Mateusz Morawiecki was speaking as he hosted Lithuanian government ministers on a visit to Warsaw for wide-ranging consultations with their Polish counterparts amid tensions on the European Union's border with Belarus.
The talks continued throughout the day, led by Morawiecki and his Lithuanian counterpart Ingrida Šimonytė, public broadcaster Polish Radio’s IAR news agency reported.
Afterwards, at a joint news conference with Šimonytė, Morawiecki noted the meeting was taking place 82 years after the Soviet Union invaded Poland in the early days of World War II, on September 17, 1939.
'The devil never sleeps'
“The devil never sleeps,” Morawiecki warned as he briefed reporters on the outcome of the talks.
"Some neo-imperial urges are stirring, and so Poland, as well as the Baltic states, especially Lithuania, cannot be passive," he said, as quoted by the state PAP news agency. "We must be very active and work with each other as best we can.”
While observing that peace was “an extremely brittle blessing," Morawiecki said Russia was flexing its muscles, "as evidenced by" its recent Zapad-2021 military exercises that also involved Belarusian troops.

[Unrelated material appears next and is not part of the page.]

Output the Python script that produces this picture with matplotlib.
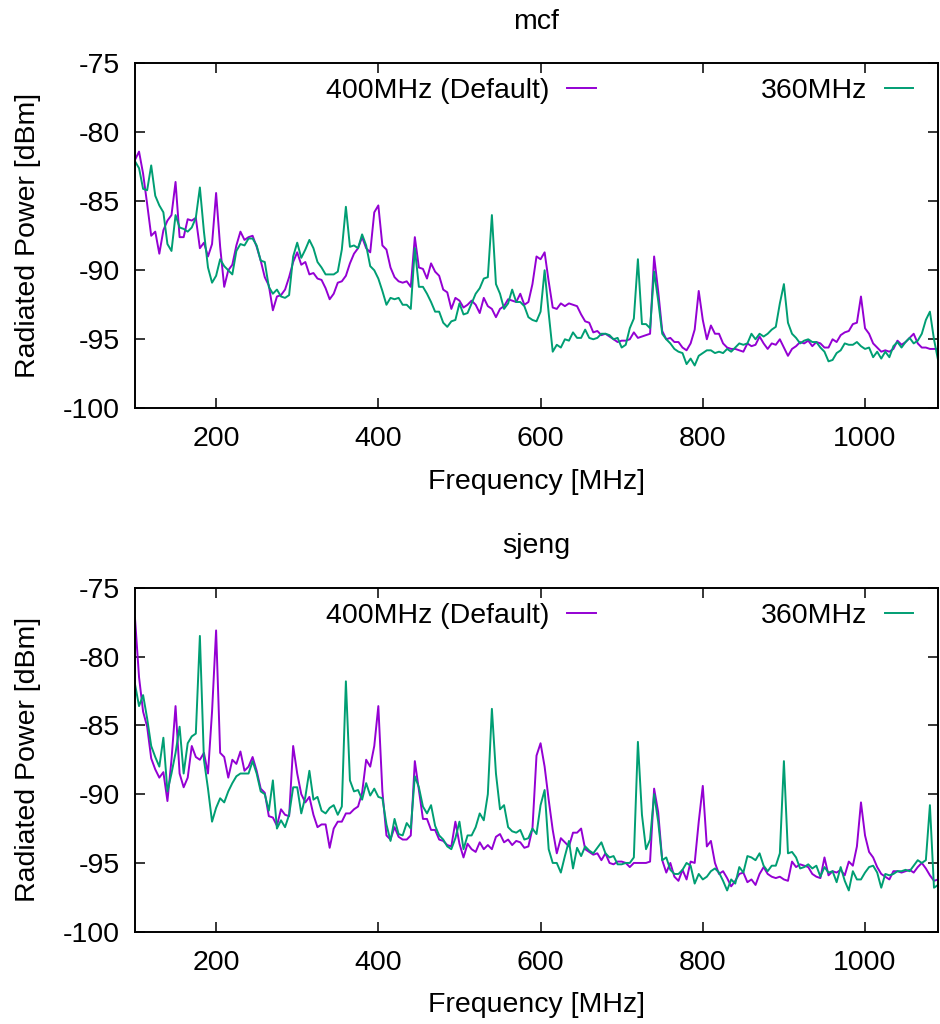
import matplotlib
matplotlib.use("Agg")
import matplotlib.pyplot as plt

plt.rcParams['font.family'] = ['Liberation Sans', 'DejaVu Sans']
plt.rcParams['axes.unicode_minus'] = False  # gnuplot prints a plain hyphen

# frequency sweep grid [MHz], one reading every 5 MHz
freq_mhz = list(range(100, 1091, 5))

# mcf, radiated power [dBm]
mcf_400 = [
    -82.0, -81.4, -83.0, -85.2, -87.5, -87.2, -88.8, -87.1, -86.4, -86.0,
    -83.6, -87.6, -87.6, -86.3, -86.4, -86.2, -88.4, -88.0, -89.0, -88.1,
    -84.4, -88.3, -91.2, -90.0, -89.6, -88.2, -87.2, -87.8, -87.6, -87.5,
    -88.3, -89.3, -90.5, -91.1, -92.9, -91.9, -91.8, -91.4, -90.5, -89.4,
    -88.7, -89.6, -89.4, -90.3, -90.2, -90.6, -90.7, -91.3, -92.1, -91.7,
    -90.9, -90.8, -90.4, -89.5, -88.8, -88.4, -87.6, -88.4, -88.7, -85.8,
    -85.3, -88.2, -88.5, -89.8, -90.5, -90.8, -90.9, -90.8, -91.2, -87.6,
    -89.8, -89.9, -90.6, -89.5, -90.1, -90.4, -91.4, -91.6, -92.8, -92.0,
    -92.2, -92.7, -92.5, -92.2, -92.5, -93.1, -92.0, -92.6, -92.8, -93.4,
    -92.8, -92.6, -92.1, -92.2, -92.3, -91.7, -92.5, -92.3, -91.0, -89.0,
    -89.2, -88.7, -90.8, -92.7, -92.8, -92.4, -92.6, -92.4, -92.5, -92.6,
    -93.2, -93.7, -93.8, -94.5, -94.4, -94.7, -94.6, -94.8, -95.0, -95.2,
    -95.1, -95.1, -95.0, -94.5, -94.9, -94.8, -94.7, -94.6, -89.0, -91.5,
    -94.4, -95.0, -94.9, -95.2, -95.2, -95.6, -95.8, -95.3, -94.3, -91.5,
    -93.6, -95.0, -94.0, -94.6, -94.6, -95.3, -95.6, -95.7, -95.7, -95.8,
    -95.9, -95.3, -95.5, -95.4, -94.8, -95.3, -95.7, -95.3, -95.4, -95.0,
    -95.6, -96.2, -95.7, -95.5, -95.2, -95.3, -95.1, -95.5, -95.2, -95.3,
    -95.6, -95.6, -95.0, -95.2, -94.7, -94.5, -94.4, -93.9, -93.8, -91.9,
    -94.2, -94.6, -95.3, -95.6, -95.9, -95.8, -95.9, -95.7, -95.1, -95.4,
    -95.2, -94.9, -94.6, -95.3, -95.6, -95.6, -95.7, -95.7, -95.7,
]
mcf_360 = [
    -82.1, -82.6, -84.1, -84.2, -82.4, -84.6, -85.3, -85.8, -88.1, -88.6,
    -86.0, -86.9, -87.0, -87.2, -86.9, -86.2, -84.0, -87.2, -89.8, -90.9,
    -90.4, -89.2, -89.7, -90.0, -90.3, -88.6, -88.1, -88.2, -87.7, -87.7,
    -88.2, -89.3, -89.4, -91.2, -91.7, -91.4, -91.9, -92.0, -91.8, -89.0,
    -88.0, -89.1, -88.5, -87.8, -88.4, -89.4, -89.8, -90.3, -90.3, -90.3,
    -90.1, -88.5, -85.4, -88.3, -88.2, -88.4, -87.4, -88.2, -89.7, -90.0,
    -90.6, -91.5, -92.5, -92.0, -92.1, -92.0, -92.5, -92.5, -92.8, -88.4,
    -91.2, -91.2, -91.7, -92.3, -93.0, -93.0, -93.8, -94.1, -93.7, -93.6,
    -92.4, -93.2, -93.1, -92.4, -91.7, -91.3, -90.6, -90.5, -86.0, -91.0,
    -91.7, -92.8, -92.4, -91.4, -92.3, -92.3, -92.6, -93.4, -93.6, -93.7,
    -93.0, -90.0, -93.1, -95.9, -95.4, -95.6, -95.0, -95.1, -94.5, -94.9,
    -94.9, -94.3, -94.9, -95.0, -94.9, -94.6, -94.6, -94.7, -95.0, -94.9,
    -95.6, -95.4, -94.2, -93.5, -89.2, -93.9, -93.9, -94.2, -90.1, -92.2,
    -94.6, -95.0, -95.3, -95.7, -95.9, -96.0, -96.8, -96.4, -96.9, -96.2,
    -96.0, -95.8, -95.8, -96.0, -95.9, -96.0, -95.7, -95.9, -95.6, -95.3,
    -95.4, -95.3, -94.6, -95.0, -94.6, -94.8, -94.6, -94.3, -94.1, -92.4,
    -91.0, -93.8, -94.6, -94.9, -95.3, -95.1, -95.0, -95.2, -95.2, -95.6,
    -95.9, -96.6, -96.5, -96.0, -95.8, -95.3, -95.4, -95.4, -95.2, -95.5,
    -95.7, -95.6, -96.3, -95.9, -96.4, -95.9, -96.3, -95.5, -95.2, -95.6,
    -95.2, -94.9, -95.3, -95.1, -94.6, -93.6, -93.0, -95.0, -96.5,
]

# sjeng, radiated power [dBm]
sjeng_400 = [
    -77.2, -81.5, -84.0, -85.1, -87.4, -88.2, -88.8, -88.4, -90.5, -87.5,
    -83.6, -88.5, -89.5, -88.8, -86.5, -87.3, -87.5, -87.0, -88.5, -84.0,
    -78.1, -87.0, -87.3, -88.8, -87.5, -87.8, -86.9, -88.3, -88.0, -87.3,
    -88.3, -89.6, -89.9, -91.6, -91.7, -92.3, -91.1, -91.5, -91.6, -86.5,
    -88.5, -90.0, -90.6, -90.2, -91.5, -92.4, -92.2, -92.2, -93.9, -92.5,
    -92.0, -92.0, -91.4, -91.4, -91.1, -90.9, -89.9, -87.5, -88.0, -86.5,
    -83.6, -89.8, -93.0, -93.3, -92.4, -93.1, -93.3, -93.3, -93.0, -87.6,
    -89.7, -91.8, -91.8, -92.6, -92.6, -93.3, -93.4, -93.7, -93.8, -92.0,
    -93.6, -94.6, -93.6, -94.0, -94.2, -93.5, -94.0, -93.7, -94.0, -93.1,
    -92.9, -93.5, -93.3, -93.7, -93.4, -93.5, -93.9, -93.8, -92.5, -87.2,
    -86.3, -88.0, -90.4, -92.6, -94.3, -93.2, -93.5, -93.8, -92.8, -92.8,
    -92.5, -94.0, -94.2, -94.4, -94.3, -94.8, -94.3, -95.0, -95.1, -94.9,
    -94.9, -95.0, -95.3, -95.0, -95.0, -95.0, -95.0, -94.9, -89.6, -91.3,
    -94.8, -95.7, -95.0, -96.0, -96.3, -95.5, -96.2, -94.9, -95.0, -92.0,
    -89.4, -93.8, -93.4, -95.0, -95.8, -95.6, -96.1, -96.7, -96.3, -95.8,
    -95.7, -96.4, -96.2, -96.6, -95.8, -95.3, -95.8, -96.0, -96.1, -96.0,
    -96.2, -96.3, -94.9, -95.3, -95.1, -95.2, -95.3, -95.8, -96.0, -96.1,
    -94.6, -95.9, -95.6, -95.7, -95.5, -95.9, -94.9, -95.2, -93.8, -90.6,
    -93.0, -94.2, -94.6, -95.3, -95.8, -96.0, -96.2, -95.6, -95.6, -95.7,
    -95.6, -95.5, -95.7, -95.3, -95.0, -95.4, -95.9, -96.3, -96.2,
]
sjeng_360 = [
    -82.0, -83.6, -82.8, -84.5, -86.5, -87.3, -88.0, -85.9, -89.8, -88.5,
    -87.0, -85.1, -88.5, -86.3, -85.8, -85.6, -78.5, -87.5, -89.6, -92.0,
    -91.0, -90.3, -90.6, -89.8, -89.2, -88.7, -88.5, -88.5, -88.5, -87.6,
    -88.5, -89.8, -90.0, -91.2, -89.0, -92.5, -91.9, -92.4, -91.5, -89.5,
    -89.5, -91.4, -90.2, -88.3, -90.4, -90.2, -91.2, -91.4, -91.0, -90.8,
    -91.5, -90.9, -81.8, -89.0, -89.8, -89.7, -90.4, -89.2, -90.1, -89.6,
    -90.2, -90.3, -92.2, -93.4, -91.8, -92.9, -93.0, -92.1, -92.5, -88.7,
    -89.5, -90.9, -91.4, -90.8, -92.3, -93.0, -93.3, -93.8, -94.0, -93.2,
    -92.0, -94.0, -93.0, -93.0, -92.4, -91.4, -91.9, -90.0, -83.8, -88.5,
    -91.1, -90.8, -92.4, -92.7, -92.8, -92.6, -93.3, -93.2, -92.5, -92.9,
    -90.8, -89.7, -94.0, -95.0, -95.0, -95.7, -94.5, -93.4, -95.4, -93.9,
    -94.5, -93.8, -94.1, -94.3, -93.9, -93.5, -94.3, -94.6, -94.5, -95.1,
    -95.1, -95.0, -95.0, -94.6, -86.2, -91.5, -94.0, -93.3, -90.0, -92.0,
    -94.8, -94.6, -95.5, -95.8, -95.8, -95.5, -95.0, -95.2, -96.5, -95.8,
    -96.2, -96.0, -95.6, -95.4, -95.7, -96.3, -97.0, -96.2, -96.5, -95.3,
    -95.7, -94.5, -94.6, -94.8, -94.3, -95.2, -95.6, -95.2, -95.2, -94.3,
    -87.6, -94.3, -94.2, -94.6, -95.4, -95.3, -95.1, -95.4, -95.2, -96.0,
    -95.3, -95.7, -95.6, -96.4, -95.3, -96.3, -97.0, -95.6, -96.2, -96.2,
    -95.7, -95.3, -95.2, -95.7, -96.8, -95.8, -95.9, -95.8, -95.6, -95.6,
    -95.5, -95.6, -95.2, -94.8, -95.0, -94.8, -90.8, -96.8, -96.6,
]

panels = [("mcf", mcf_400, mcf_360), ("sjeng", sjeng_400, sjeng_360)]
series_labels = ["400MHz (Default)", "360MHz"]
x_ticks = [200, 400, 600, 800, 1000]
y_ticks = [-100, -95, -90, -85, -80, -75]

fs = 20.5
fig = plt.figure(figsize=(9.4, 10.24), dpi=100)
# gnuplot-like placement of the two panels
axes_pos = [[0.1436, 0.6013, 0.8543, 0.3369], [0.1436, 0.0901, 0.8543, 0.3359]]

for pos, (title, y_def, y_low) in zip(axes_pos, panels):
    ax = fig.add_axes(pos)
    ax.plot(freq_mhz, y_def, color='#9400D3', lw=1.4, label=series_labels[0])
    ax.plot(freq_mhz, y_low, color='#009E73', lw=1.4, label=series_labels[1])

    ax.set_xlim(100, 1090)
    ax.set_ylim(-100, -75)
    ax.set_xticks(x_ticks)
    ax.set_yticks(y_ticks)
    ax.tick_params(direction='in', length=7, width=1.1, top=True, right=True,
                   labelsize=fs)
    ax.tick_params(axis='x', pad=13)
    ax.tick_params(axis='y', pad=11)
    for s in ax.spines.values():
        s.set_linewidth(1.4)

    ax.set_title(title, fontsize=fs, pad=25)
    ax.set_xlabel("Frequency [MHz]", fontsize=fs)
    ax.set_ylabel("Radiated Power [dBm]", fontsize=fs)
    ax.xaxis.set_label_coords(0.5, -0.175)
    ax.yaxis.set_label_coords(-0.117, 0.5)

    ax.legend(loc='upper right', bbox_to_anchor=(0.969, 0.957), ncol=2,
              markerfirst=False, frameon=False, fontsize=fs,
              handlelength=1.0, handletextpad=0.62, columnspacing=5.8,
              borderpad=0, borderaxespad=0)

fig.savefig("out.png", dpi=100)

Meanwhile, Belarus "is trying to engineer a migrant crisis on our border,” he added.
He also spoke of "a wave of disinformation, propaganda and cyberattacks" originating from the two countries.
He stated: “Each such angry growl from the Kremlin or from Minsk must make us close our ranks, and I am positive that today’s intergovernmental consultations deepened our bond.”
Unity 'sorely needed'
Morawiecki announced that he and Šimonytė had signed a statement on bilateral cooperation, and added that Polish-Lithuanian unity was "sorely needed by the European Union as a whole.”
He also told reporters that Warsaw and Vilnius had agreed to strike a common position in fields such as energy, climate, culture, science and education.
Morawiecki said bilateral economic ties were becoming "ever closer," helped by new infrastructure projects, such as the "Via Baltica and Via Carpathia" roads.
“If Poland and Lithuania speak with a shared voice, it will also be better heard in Washington and Brussels,” he concluded.
Friday’s intergovernmental talks focused mainly on European affairs and border security, the PAP news agency reported.
Apart from the two prime ministers, the talks involved Polish and Lithuanian Cabinet ministers in charge of defence, climate and environmental policies, family and social policies, interior affairs, infrastructure, health, finance, education and science, according to the Polish news agency.